WRITTEN EXERCISE:
Working from the entries that follow, transcribe exactly and only the lines from the one with "Give me the TikZ source for this diagram." through the last, pictures excluded.

Collected data:

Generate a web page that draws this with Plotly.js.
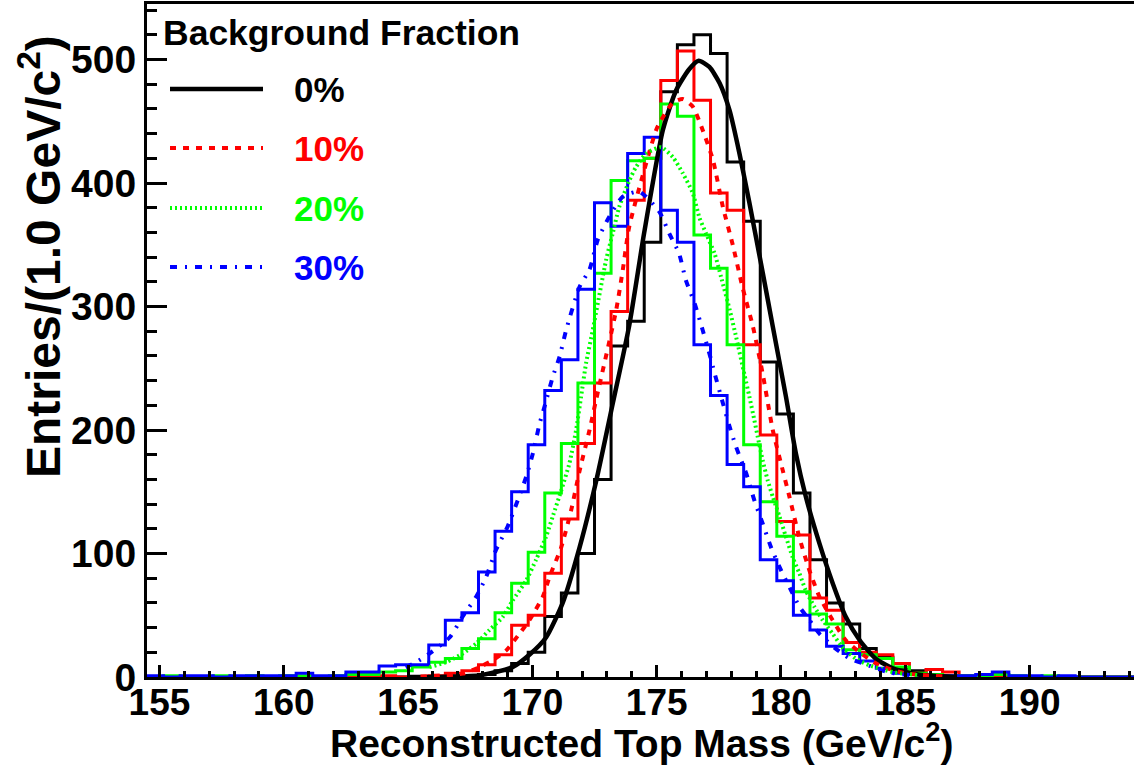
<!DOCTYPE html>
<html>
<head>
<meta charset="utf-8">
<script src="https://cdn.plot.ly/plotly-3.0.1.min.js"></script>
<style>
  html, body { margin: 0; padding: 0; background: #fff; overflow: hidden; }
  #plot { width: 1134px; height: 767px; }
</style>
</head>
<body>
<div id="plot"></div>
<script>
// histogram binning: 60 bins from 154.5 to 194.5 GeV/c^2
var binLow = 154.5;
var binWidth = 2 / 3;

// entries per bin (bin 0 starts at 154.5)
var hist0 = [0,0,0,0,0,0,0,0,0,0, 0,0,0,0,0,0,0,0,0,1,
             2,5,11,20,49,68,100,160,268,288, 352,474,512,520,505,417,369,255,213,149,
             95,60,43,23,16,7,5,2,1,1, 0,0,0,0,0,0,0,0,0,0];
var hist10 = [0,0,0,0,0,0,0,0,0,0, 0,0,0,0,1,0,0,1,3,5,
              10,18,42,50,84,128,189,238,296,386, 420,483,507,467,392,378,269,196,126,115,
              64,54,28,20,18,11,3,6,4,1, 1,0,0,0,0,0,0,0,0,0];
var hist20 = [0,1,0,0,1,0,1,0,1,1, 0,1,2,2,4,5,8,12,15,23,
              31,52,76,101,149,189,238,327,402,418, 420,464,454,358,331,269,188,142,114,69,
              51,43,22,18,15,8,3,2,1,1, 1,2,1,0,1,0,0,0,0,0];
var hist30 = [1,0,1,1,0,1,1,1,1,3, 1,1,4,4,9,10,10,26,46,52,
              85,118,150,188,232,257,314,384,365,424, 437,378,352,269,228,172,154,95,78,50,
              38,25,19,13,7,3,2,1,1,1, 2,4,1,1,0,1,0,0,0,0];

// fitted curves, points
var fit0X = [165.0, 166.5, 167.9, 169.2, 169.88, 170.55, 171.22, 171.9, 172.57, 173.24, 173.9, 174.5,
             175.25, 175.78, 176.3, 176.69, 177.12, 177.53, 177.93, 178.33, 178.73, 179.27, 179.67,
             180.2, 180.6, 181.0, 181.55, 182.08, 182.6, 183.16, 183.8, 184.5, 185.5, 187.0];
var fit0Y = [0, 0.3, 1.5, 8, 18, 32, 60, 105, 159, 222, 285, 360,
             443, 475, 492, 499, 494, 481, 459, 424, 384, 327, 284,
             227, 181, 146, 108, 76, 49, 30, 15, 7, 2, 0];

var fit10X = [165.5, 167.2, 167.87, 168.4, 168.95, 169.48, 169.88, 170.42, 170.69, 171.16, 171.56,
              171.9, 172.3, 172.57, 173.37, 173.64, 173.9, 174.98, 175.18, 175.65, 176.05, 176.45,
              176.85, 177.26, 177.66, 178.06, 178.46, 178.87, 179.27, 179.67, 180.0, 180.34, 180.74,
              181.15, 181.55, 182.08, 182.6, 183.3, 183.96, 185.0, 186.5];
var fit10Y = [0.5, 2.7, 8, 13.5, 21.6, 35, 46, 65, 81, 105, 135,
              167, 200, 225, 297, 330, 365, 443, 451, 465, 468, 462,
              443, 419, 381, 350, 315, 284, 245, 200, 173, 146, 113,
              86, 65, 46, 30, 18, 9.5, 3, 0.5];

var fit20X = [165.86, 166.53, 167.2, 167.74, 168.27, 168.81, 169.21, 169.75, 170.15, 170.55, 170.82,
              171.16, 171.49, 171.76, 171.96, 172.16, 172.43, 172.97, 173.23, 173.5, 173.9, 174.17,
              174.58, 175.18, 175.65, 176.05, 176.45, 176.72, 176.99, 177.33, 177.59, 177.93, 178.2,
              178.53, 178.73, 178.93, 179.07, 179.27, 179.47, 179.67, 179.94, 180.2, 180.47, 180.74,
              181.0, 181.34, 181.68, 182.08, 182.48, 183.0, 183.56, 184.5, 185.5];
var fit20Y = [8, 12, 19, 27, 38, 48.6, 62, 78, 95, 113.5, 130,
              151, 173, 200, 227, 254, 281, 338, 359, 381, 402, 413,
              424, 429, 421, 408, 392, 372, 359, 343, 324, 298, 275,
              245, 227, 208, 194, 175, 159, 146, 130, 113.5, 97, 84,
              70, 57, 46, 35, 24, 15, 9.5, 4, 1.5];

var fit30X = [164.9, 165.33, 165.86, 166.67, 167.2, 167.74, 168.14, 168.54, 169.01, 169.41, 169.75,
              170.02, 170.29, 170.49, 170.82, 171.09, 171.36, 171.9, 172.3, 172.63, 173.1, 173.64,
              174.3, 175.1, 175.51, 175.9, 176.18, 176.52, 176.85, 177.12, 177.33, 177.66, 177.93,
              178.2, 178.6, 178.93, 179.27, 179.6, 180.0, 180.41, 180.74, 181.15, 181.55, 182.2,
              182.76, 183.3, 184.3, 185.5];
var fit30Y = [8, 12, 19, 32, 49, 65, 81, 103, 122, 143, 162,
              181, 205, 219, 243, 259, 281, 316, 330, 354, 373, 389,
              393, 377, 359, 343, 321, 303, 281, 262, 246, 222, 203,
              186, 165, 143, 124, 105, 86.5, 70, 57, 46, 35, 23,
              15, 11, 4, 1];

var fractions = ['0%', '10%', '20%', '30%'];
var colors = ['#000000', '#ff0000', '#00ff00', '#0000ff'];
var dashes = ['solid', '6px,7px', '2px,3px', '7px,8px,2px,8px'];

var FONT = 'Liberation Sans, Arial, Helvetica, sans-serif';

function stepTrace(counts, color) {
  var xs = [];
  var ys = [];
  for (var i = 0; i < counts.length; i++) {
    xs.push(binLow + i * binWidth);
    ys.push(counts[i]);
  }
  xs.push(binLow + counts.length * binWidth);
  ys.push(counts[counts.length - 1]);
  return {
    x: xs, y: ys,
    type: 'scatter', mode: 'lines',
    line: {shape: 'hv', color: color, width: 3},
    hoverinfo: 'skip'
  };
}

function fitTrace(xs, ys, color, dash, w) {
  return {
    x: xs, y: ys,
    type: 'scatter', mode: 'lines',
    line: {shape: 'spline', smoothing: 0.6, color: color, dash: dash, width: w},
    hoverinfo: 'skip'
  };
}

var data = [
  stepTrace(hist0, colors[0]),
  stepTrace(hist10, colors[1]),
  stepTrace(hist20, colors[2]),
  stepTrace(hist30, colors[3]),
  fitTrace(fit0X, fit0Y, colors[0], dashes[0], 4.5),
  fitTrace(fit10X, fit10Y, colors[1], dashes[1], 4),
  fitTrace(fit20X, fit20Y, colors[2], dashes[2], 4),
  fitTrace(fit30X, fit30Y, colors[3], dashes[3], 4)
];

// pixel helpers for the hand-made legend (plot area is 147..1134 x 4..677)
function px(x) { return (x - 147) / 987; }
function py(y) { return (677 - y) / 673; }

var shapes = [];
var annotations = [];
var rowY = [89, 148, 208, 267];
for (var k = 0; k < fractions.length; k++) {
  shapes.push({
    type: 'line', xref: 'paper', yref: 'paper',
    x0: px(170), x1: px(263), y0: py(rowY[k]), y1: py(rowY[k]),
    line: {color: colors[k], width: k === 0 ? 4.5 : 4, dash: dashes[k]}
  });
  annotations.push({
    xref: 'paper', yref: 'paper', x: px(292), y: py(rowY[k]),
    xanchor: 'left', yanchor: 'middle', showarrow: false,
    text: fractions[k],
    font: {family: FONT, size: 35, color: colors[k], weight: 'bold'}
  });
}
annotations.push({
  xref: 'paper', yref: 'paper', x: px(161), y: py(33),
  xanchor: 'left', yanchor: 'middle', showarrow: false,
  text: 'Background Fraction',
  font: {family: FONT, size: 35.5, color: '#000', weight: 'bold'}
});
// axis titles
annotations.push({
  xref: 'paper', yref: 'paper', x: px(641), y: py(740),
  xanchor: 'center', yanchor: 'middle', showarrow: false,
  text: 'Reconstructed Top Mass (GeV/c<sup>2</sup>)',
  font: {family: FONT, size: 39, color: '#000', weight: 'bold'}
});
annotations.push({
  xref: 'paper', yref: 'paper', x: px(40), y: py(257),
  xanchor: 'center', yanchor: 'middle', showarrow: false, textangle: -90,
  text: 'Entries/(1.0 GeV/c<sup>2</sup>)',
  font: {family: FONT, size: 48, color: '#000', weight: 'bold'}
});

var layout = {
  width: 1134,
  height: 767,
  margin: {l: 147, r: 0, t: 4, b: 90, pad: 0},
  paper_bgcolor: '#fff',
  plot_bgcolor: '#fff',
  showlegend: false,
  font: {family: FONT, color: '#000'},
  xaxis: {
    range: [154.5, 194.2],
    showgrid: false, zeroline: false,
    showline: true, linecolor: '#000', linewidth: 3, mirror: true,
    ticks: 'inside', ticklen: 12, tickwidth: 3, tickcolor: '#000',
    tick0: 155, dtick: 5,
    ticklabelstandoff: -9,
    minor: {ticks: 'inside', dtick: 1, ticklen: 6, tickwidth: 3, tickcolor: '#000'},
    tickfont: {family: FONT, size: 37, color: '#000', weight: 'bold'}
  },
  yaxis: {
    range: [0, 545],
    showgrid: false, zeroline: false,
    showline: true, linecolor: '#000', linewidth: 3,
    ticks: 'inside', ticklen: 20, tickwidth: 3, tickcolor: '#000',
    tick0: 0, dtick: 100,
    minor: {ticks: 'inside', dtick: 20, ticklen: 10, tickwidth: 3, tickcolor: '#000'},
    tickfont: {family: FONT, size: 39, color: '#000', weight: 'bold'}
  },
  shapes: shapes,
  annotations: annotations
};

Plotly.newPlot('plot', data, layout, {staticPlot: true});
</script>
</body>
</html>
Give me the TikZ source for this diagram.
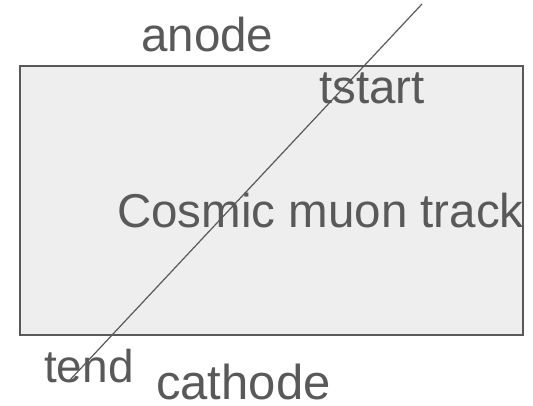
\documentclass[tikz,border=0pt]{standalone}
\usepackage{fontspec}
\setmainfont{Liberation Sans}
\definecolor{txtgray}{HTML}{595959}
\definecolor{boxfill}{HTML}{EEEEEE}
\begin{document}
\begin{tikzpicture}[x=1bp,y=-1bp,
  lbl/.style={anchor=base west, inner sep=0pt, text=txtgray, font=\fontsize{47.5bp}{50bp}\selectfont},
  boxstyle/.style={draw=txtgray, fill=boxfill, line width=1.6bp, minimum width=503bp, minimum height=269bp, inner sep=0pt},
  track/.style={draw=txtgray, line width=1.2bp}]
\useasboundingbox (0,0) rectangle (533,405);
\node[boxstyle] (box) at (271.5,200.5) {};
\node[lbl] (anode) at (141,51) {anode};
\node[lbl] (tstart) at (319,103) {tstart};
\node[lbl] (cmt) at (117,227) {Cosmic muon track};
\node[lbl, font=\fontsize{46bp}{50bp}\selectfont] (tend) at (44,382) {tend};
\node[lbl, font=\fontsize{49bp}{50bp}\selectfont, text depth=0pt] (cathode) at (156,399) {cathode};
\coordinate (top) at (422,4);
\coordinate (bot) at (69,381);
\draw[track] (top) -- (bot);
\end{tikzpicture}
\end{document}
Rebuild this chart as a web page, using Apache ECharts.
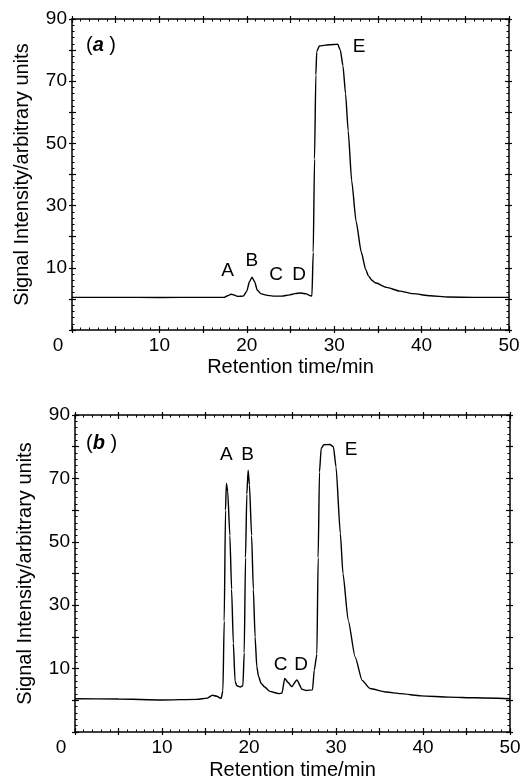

ANSWER:
Give me the TikZ source for this diagram.
\documentclass[tikz,border=0pt]{standalone}
\usepackage{fontspec}
\setmainfont{Liberation Sans}
\definecolor{txtgray}{HTML}{595959}
\definecolor{boxfill}{HTML}{EEEEEE}
\begin{document}
\begin{tikzpicture}[x=1bp,y=-1bp,
  lbl/.style={anchor=base west, inner sep=0pt, text=txtgray, font=\fontsize{47.5bp}{50bp}\selectfont},
  boxstyle/.style={draw=txtgray, fill=boxfill, line width=1.6bp, minimum width=503bp, minimum height=269bp, inner sep=0pt},
  track/.style={draw=txtgray, line width=1.2bp}]
\useasboundingbox (0,0) rectangle (533,405);
\node[boxstyle] (box) at (271.5,200.5) {};
\node[lbl] (anode) at (141,51) {anode};
\node[lbl] (tstart) at (319,103) {tstart};
\node[lbl] (cmt) at (117,227) {Cosmic muon track};
\node[lbl, font=\fontsize{46bp}{50bp}\selectfont] (tend) at (44,382) {tend};
\node[lbl, font=\fontsize{49bp}{50bp}\selectfont, text depth=0pt] (cathode) at (156,399) {cathode};
\coordinate (top) at (422,4);
\coordinate (bot) at (69,381);
\draw[track] (top) -- (bot);
\end{tikzpicture}
\end{document}
Rebuild this chart as a web page, using Apache ECharts.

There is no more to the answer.